◆ **Task prompt**
Reproduce every record below exactly as written, but leave out any pictures.

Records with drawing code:
┌──

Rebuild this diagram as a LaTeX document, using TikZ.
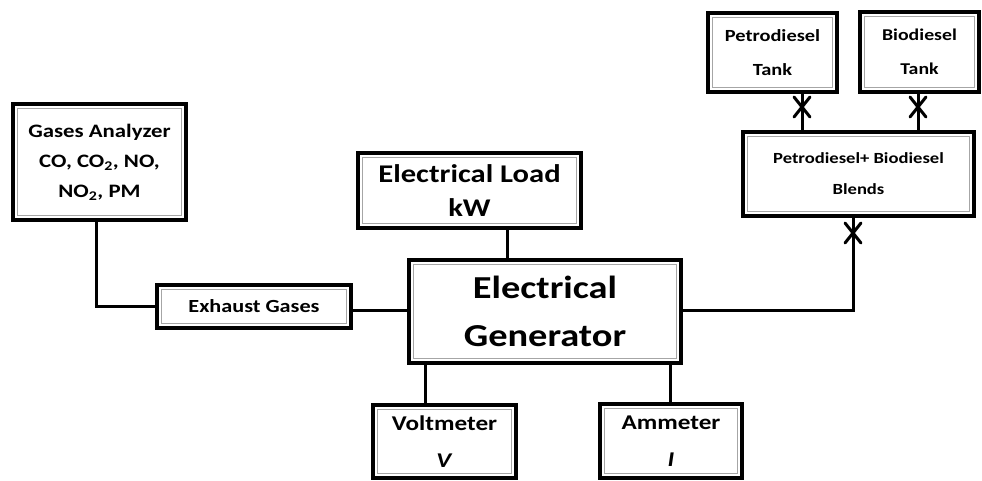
\documentclass[tikz,border=0pt]{standalone}
\usepackage{fontspec}
\setmainfont{Carlito}[FakeStretch=1.2,
  BoldFeatures={FakeStretch=1.2},
  BoldItalicFeatures={FakeStretch=1.2}]
\begin{document}
\begin{tikzpicture}[x=1pt,y=-1pt,
  dbox/.style={draw=black,line width=3.6pt,fill=white,align=center,inner sep=0pt,
    font=\bfseries,
    path picture={\draw[gray!70,line width=0.9pt]
      ([shift={(4.8pt,4.8pt)}]path picture bounding box.south west) rectangle
      ([shift={(-4.8pt,-4.8pt)}]path picture bounding box.north east);}},
  conn/.style={line width=3pt,line cap=rect},
  xmark/.style={line width=3pt,line cap=round}]
\useasboundingbox (0,0) rectangle (982,481);
\fill[white] (0,0) rectangle (982,481);

\node[dbox,minimum width=173pt,minimum height=116pt,font=\bfseries\fontsize{19}{30}\selectfont]
  (gas) at (99.5,162) {Gases Analyzer\\CO, CO\textsubscript{2}, NO,\\NO\textsubscript{2}, PM};
\node[dbox,minimum width=194pt,minimum height=43pt,font=\bfseries\fontsize{18.5}{20}\selectfont]
  (exh) at (254,306.5) {Exhaust Gases};
\node[dbox,minimum width=223pt,minimum height=75pt,font=\bfseries\fontsize{25.5}{34}\selectfont]
  (load) at (469.5,190.5) {Electrical Load\\kW};
\node[dbox,minimum width=272pt,minimum height=103pt,font=\bfseries\fontsize{32}{48}\selectfont]
  (gen) at (545,311.5) {Electrical\\Generator};
\node[dbox,minimum width=143pt,minimum height=73pt,font=\bfseries\fontsize{21}{37}\selectfont]
  (volt) at (444.5,441.5) {Voltmeter\\\textit{V}};
\node[dbox,minimum width=142pt,minimum height=74pt,font=\bfseries\fontsize{21}{37}\selectfont]
  (amm) at (671,441) {Ammeter\\\textit{I}};
\node[dbox,minimum width=129pt,minimum height=79pt,font=\bfseries\fontsize{17}{34}\selectfont]
  (petro) at (772.5,52.5) {Petrodiesel\\Tank};
\node[dbox,minimum width=119pt,minimum height=80pt,font=\bfseries\fontsize{16.5}{34}\selectfont]
  (bio) at (919.5,52) {Biodiesel\\Tank};
\node[dbox,minimum width=231pt,minimum height=84pt,font=\bfseries\fontsize{15.5}{31}\selectfont]
  (blend) at (858.5,174) {Petrodiesel+ Biodiesel\\Blends};

\coordinate (gx) at (96,0);
\coordinate (lx) at (507,0);
\coordinate (vx) at (425,0);
\coordinate (ax) at (670,0);
\coordinate (px) at (802,0);
\coordinate (bx) at (918,0);
\coordinate (fx) at (853,0);
\coordinate (hy) at (0,310);

\draw[conn] (gas.south -| gx) |- (exh.west);
\draw[conn] (exh.east |- hy) -- (gen.west |- hy);
\draw[conn] (load.south -| lx) -- (gen.north -| lx);
\draw[conn] (gen.south -| vx) -- (volt.north -| vx);
\draw[conn] (gen.south -| ax) -- (amm.north -| ax);
\draw[conn] (gen.east |- hy) -| (blend.south -| fx);
\draw[conn] (petro.south -| px) -- (blend.north -| px);
\draw[conn] (bio.south -| bx) -- (blend.north -| bx);

\foreach \cx/\cy in {802/107,918/107,853/233}{
  \draw[xmark] (\cx-8,\cy-10) -- (\cx+8,\cy+10);
  \draw[xmark] (\cx+8,\cy-10) -- (\cx-8,\cy+10);
}
\end{tikzpicture}
\end{document}
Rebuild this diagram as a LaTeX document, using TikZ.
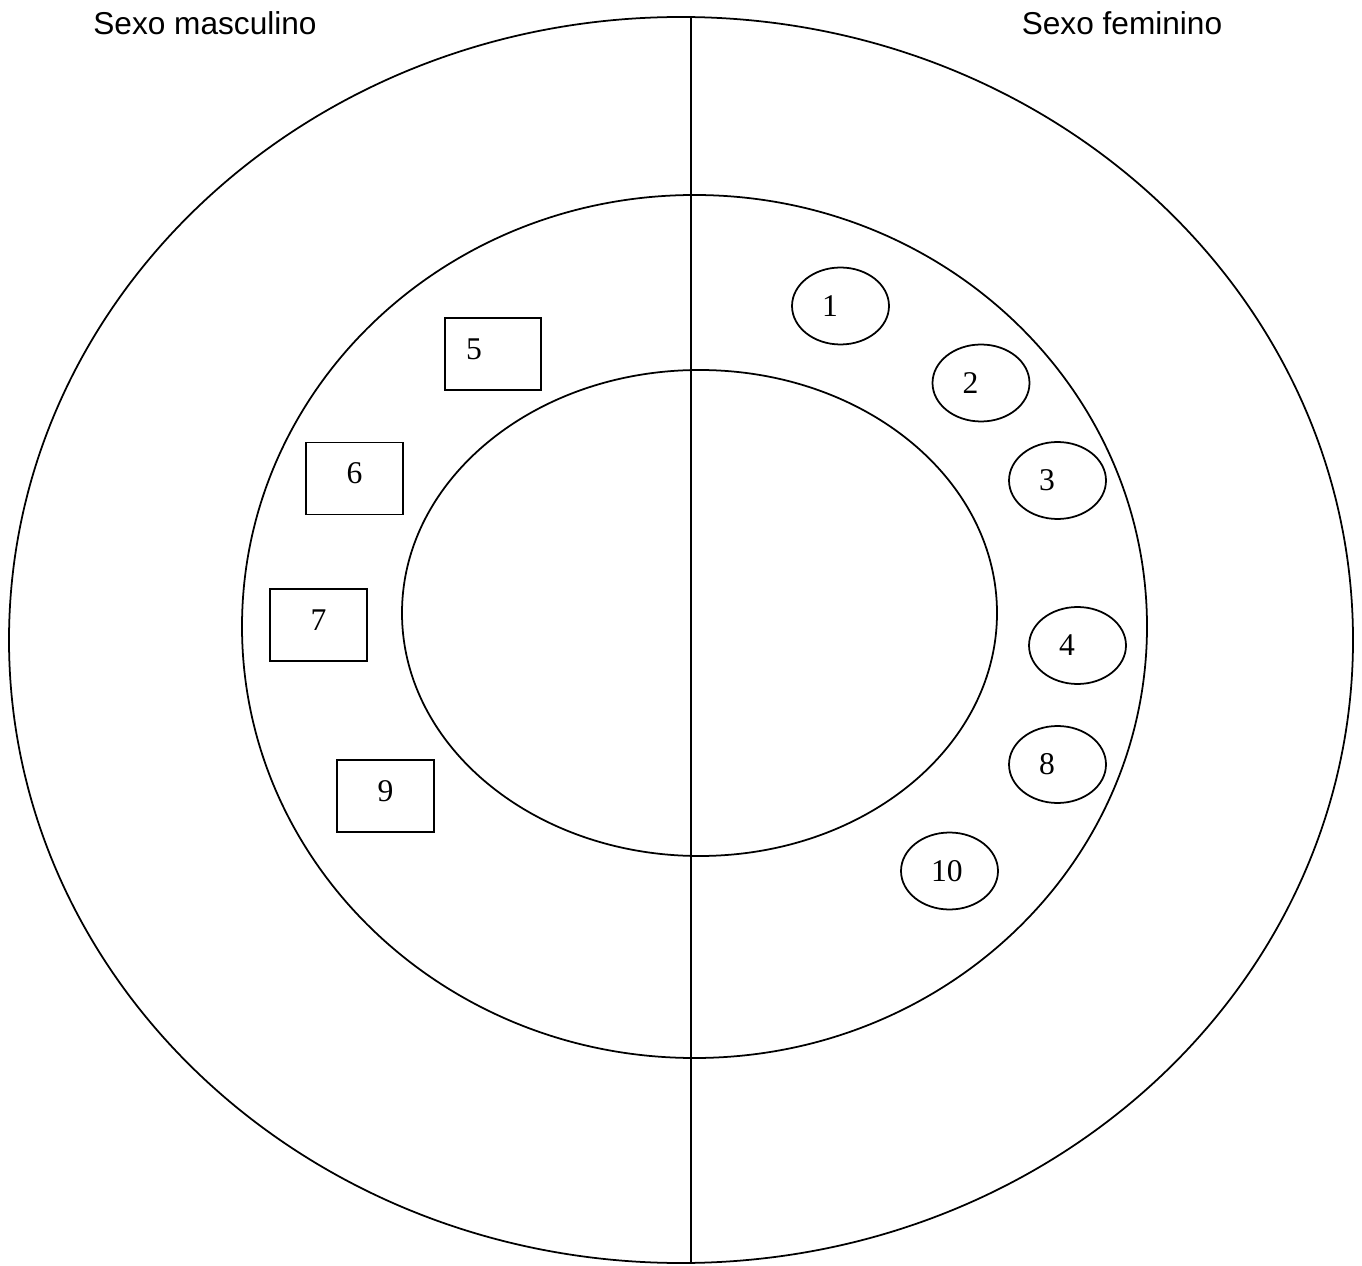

└──

◆ **Response to the task**
Rebuild this diagram as a LaTeX document, using TikZ.
\documentclass[tikz,border=0pt]{standalone}
\usepackage{fontspec}
\setmainfont{Carlito}[FakeStretch=1.2,
  BoldFeatures={FakeStretch=1.2},
  BoldItalicFeatures={FakeStretch=1.2}]
\begin{document}
\begin{tikzpicture}[x=1pt,y=-1pt,
  dbox/.style={draw=black,line width=3.6pt,fill=white,align=center,inner sep=0pt,
    font=\bfseries,
    path picture={\draw[gray!70,line width=0.9pt]
      ([shift={(4.8pt,4.8pt)}]path picture bounding box.south west) rectangle
      ([shift={(-4.8pt,-4.8pt)}]path picture bounding box.north east);}},
  conn/.style={line width=3pt,line cap=rect},
  xmark/.style={line width=3pt,line cap=round}]
\useasboundingbox (0,0) rectangle (982,481);
\fill[white] (0,0) rectangle (982,481);

\node[dbox,minimum width=173pt,minimum height=116pt,font=\bfseries\fontsize{19}{30}\selectfont]
  (gas) at (99.5,162) {Gases Analyzer\\CO, CO\textsubscript{2}, NO,\\NO\textsubscript{2}, PM};
\node[dbox,minimum width=194pt,minimum height=43pt,font=\bfseries\fontsize{18.5}{20}\selectfont]
  (exh) at (254,306.5) {Exhaust Gases};
\node[dbox,minimum width=223pt,minimum height=75pt,font=\bfseries\fontsize{25.5}{34}\selectfont]
  (load) at (469.5,190.5) {Electrical Load\\kW};
\node[dbox,minimum width=272pt,minimum height=103pt,font=\bfseries\fontsize{32}{48}\selectfont]
  (gen) at (545,311.5) {Electrical\\Generator};
\node[dbox,minimum width=143pt,minimum height=73pt,font=\bfseries\fontsize{21}{37}\selectfont]
  (volt) at (444.5,441.5) {Voltmeter\\\textit{V}};
\node[dbox,minimum width=142pt,minimum height=74pt,font=\bfseries\fontsize{21}{37}\selectfont]
  (amm) at (671,441) {Ammeter\\\textit{I}};
\node[dbox,minimum width=129pt,minimum height=79pt,font=\bfseries\fontsize{17}{34}\selectfont]
  (petro) at (772.5,52.5) {Petrodiesel\\Tank};
\node[dbox,minimum width=119pt,minimum height=80pt,font=\bfseries\fontsize{16.5}{34}\selectfont]
  (bio) at (919.5,52) {Biodiesel\\Tank};
\node[dbox,minimum width=231pt,minimum height=84pt,font=\bfseries\fontsize{15.5}{31}\selectfont]
  (blend) at (858.5,174) {Petrodiesel+ Biodiesel\\Blends};

\coordinate (gx) at (96,0);
\coordinate (lx) at (507,0);
\coordinate (vx) at (425,0);
\coordinate (ax) at (670,0);
\coordinate (px) at (802,0);
\coordinate (bx) at (918,0);
\coordinate (fx) at (853,0);
\coordinate (hy) at (0,310);

\draw[conn] (gas.south -| gx) |- (exh.west);
\draw[conn] (exh.east |- hy) -- (gen.west |- hy);
\draw[conn] (load.south -| lx) -- (gen.north -| lx);
\draw[conn] (gen.south -| vx) -- (volt.north -| vx);
\draw[conn] (gen.south -| ax) -- (amm.north -| ax);
\draw[conn] (gen.east |- hy) -| (blend.south -| fx);
\draw[conn] (petro.south -| px) -- (blend.north -| px);
\draw[conn] (bio.south -| bx) -- (blend.north -| bx);

\foreach \cx/\cy in {802/107,918/107,853/233}{
  \draw[xmark] (\cx-8,\cy-10) -- (\cx+8,\cy+10);
  \draw[xmark] (\cx+8,\cy-10) -- (\cx-8,\cy+10);
}
\end{tikzpicture}
\end{document}
Rebuild this diagram as a LaTeX document, using TikZ.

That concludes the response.